Conakry, 3 mai 2025 – Le silence est pesant dans les studios désertés de plusieurs radios de la capitale. Ce 3 mai, censé célébrer la liberté de la presse dans le monde, a des allures de deuil professionnel pour nombre de journalistes guinéens. Pas de micros allumés, pas de flashs d’information. Juste des locaux fermés, du matériel scellé, et des voix condamnées au silence.
Dans une salle poussiéreuse, quelque part à Kipé, d’anciens employés de FIM FM se retrouvent autour d’un café amer. “C’était ici que je faisais mes revues de presse. Aujourd’hui, je n’ai même plus accès à mon micro”, confie, amer, un ancien chroniqueur. Depuis le retrait de leur agrément par les autorités de transition, lui et des centaines d’autres ont rejoint les rangs des invisibles : sans emploi, sans plateforme, sans recours.
Cellou Dalein Diallo monte au créneau
Pendant ce temps, sur ses réseaux sociaux, l’opposant politique Cellou Dalein Diallo lâche un coup de tonnerre. Dans une déclaration ferme, il dénonce “le musellement méthodique de la presse”, qu’il décrit comme une stratégie bien huilée de la junte pour faire taire toute dissidence.
“La fermeture des médias, les coupures d’internet, les enlèvements de journalistes, ce n’est pas du hasard”, martèle-t-il. “C’est un programme politique assumé pour préparer la confiscation du pouvoir.”
Les chiffres parlent d’eux-mêmes. Le dernier rapport de Reporters sans frontières fait état d’un recul brutal de la liberté de la presse en Guinée. Et la Haute Autorité de la Communication, censée garantir l’indépendance des médias, est aujourd’hui perçue par beaucoup comme une arme entre les mains du régime.
Un monde nouveau, une liberté ancienne menacée
Ironie cruelle : cette année, le thème choisi par l’UNESCO pour la Journée mondiale est « Informer dans un monde nouveau – L’impact de l’intelligence artificielle sur la liberté de la presse ». En Guinée, ce n’est pas encore l’IA qui inquiète.
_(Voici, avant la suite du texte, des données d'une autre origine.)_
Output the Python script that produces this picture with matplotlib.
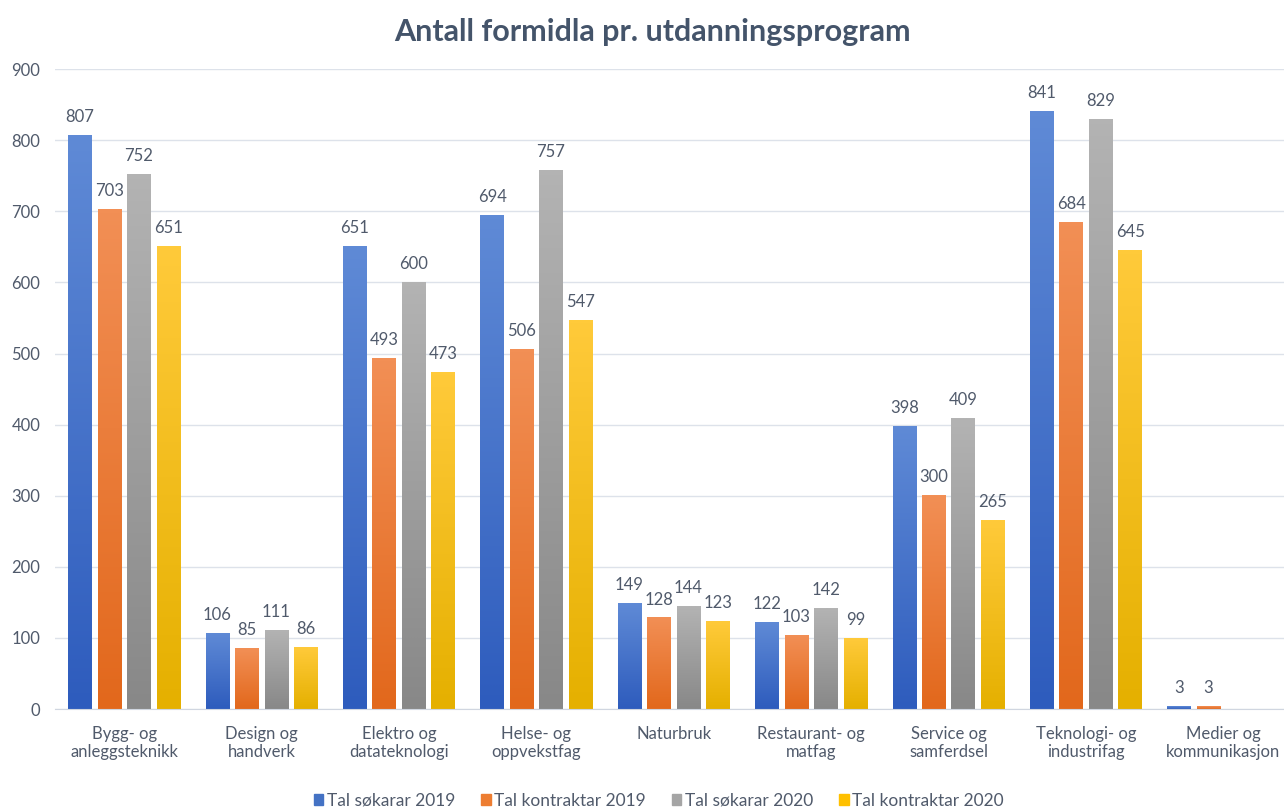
import matplotlib.pyplot as plt
import matplotlib.patches as mpatches
import matplotlib.colors as mcolors
import numpy as np

plt.rcParams['font.family'] = ['Lato', 'DejaVu Sans']

categories = [
    "Bygg- og\nanleggsteknikk", "Design og\nhandverk", "Elektro og\ndatateknologi",
    "Helse- og\noppvekstfag", "Naturbruk", "Restaurant- og\nmatfag",
    "Service og\nsamferdsel", "Teknologi- og\nindustrifag", "Medier og\nkommunikasjon"
]
sokarar_2019 = [807, 106, 651, 694, 149, 122, 398, 841, 3]
kontrakt_2019 = [703, 85, 493, 506, 128, 103, 300, 684, 3]
sokarar_2020 = [752, 111, 600, 757, 144, 142, 409, 829, None]
kontrakt_2020 = [651, 86, 473, 547, 123, 99, 265, 645, None]

series = [
    ("Tal søkarar 2019", sokarar_2019, "#4472c4", "#5f8ad6", "#2e5cbd"),
    ("Tal kontraktar 2019", kontrakt_2019, "#ed7d31", "#f28f55", "#e2681c"),
    ("Tal søkarar 2020", sokarar_2020, "#a5a5a5", "#b3b3b3", "#888888"),
    ("Tal kontraktar 2020", kontrakt_2020, "#ffc000", "#ffca3a", "#e5b000"),
]

text_col = "#505a6b"

fig = plt.figure(figsize=(12.84, 8.08), dpi=100)
ax = fig.add_axes([0.0432, 0.1225, 0.963, 0.792])

x = np.arange(len(categories))
step = 0.2144
bw = 0.171

handles = []
for i, (name, vals, base, top, bot) in enumerate(series):
    cmap = mcolors.LinearSegmentedColormap.from_list(name, [bot, top])
    grad = np.linspace(1, 0, 100).reshape(-1, 1)
    for j, v in enumerate(vals):
        if v is None:
            continue
        cx = x[j] + (i - 1.5) * step
        h = max(v, 0.0)
        ax.imshow(grad, cmap=cmap, extent=(cx - bw / 2, cx + bw / 2, 0, h),
                  aspect='auto', zorder=2, interpolation='bilinear')
        ax.annotate(str(v), (cx, v), xytext=(0, 7.5), textcoords='offset points',
                    ha='center', va='bottom', fontsize=12, color=text_col)
    handles.append(mpatches.Patch(color=base, label=name))

ax.set_xlim(-0.5, len(categories) - 0.5)
ax.set_ylim(0, 900)
ax.set_yticks(range(0, 901, 100))
ax.set_xticks(x)
ax.set_xticklabels(categories, fontsize=12, color=text_col, linespacing=1.2)
ax.tick_params(axis='y', labelsize=12, labelcolor=text_col, length=0, pad=11)
ax.tick_params(axis='x', length=0, pad=12)
ax.grid(axis='y', color='#dde2ea', linewidth=1, zorder=0)
ax.set_axisbelow(True)
for s in ['top', 'right', 'left']:
    ax.spines[s].set_visible(False)
ax.spines['bottom'].set_color('#d0d6e0')

fig.suptitle("Antall formidla pr. utdanningsprogram", fontsize=22, fontweight='bold',
             color='#44546a', x=0.508, y=0.978)
fig.legend(handles=handles, loc='lower center', bbox_to_anchor=(0.513, -0.02), ncol=4,
           frameon=False, fontsize=12.5, handlelength=0.55, handleheight=0.55,
           handletextpad=0.2, columnspacing=1.5, labelcolor=text_col)

fig.savefig("out.png", dpi=100)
Ce sont les hommes en uniforme.
Cellou Dalein appelle à une mobilisation citoyenne : journalistes, auditeurs, militants de la liberté d’expression. “Le silence est une complicité. Se taire aujourd’hui, c’est enterrer la démocratie demain.”
Dans les rues de Kaloum, des jeunes fixent leurs téléphones éteints. La connexion est encore coupée. Une autre forme de censure, plus sournoise. Pendant ce temps, les studios de Djoma TV, Espace FM et FIM restent vides. Pas de lumière rouge. Pas de journal de midi. Juste une longue attente.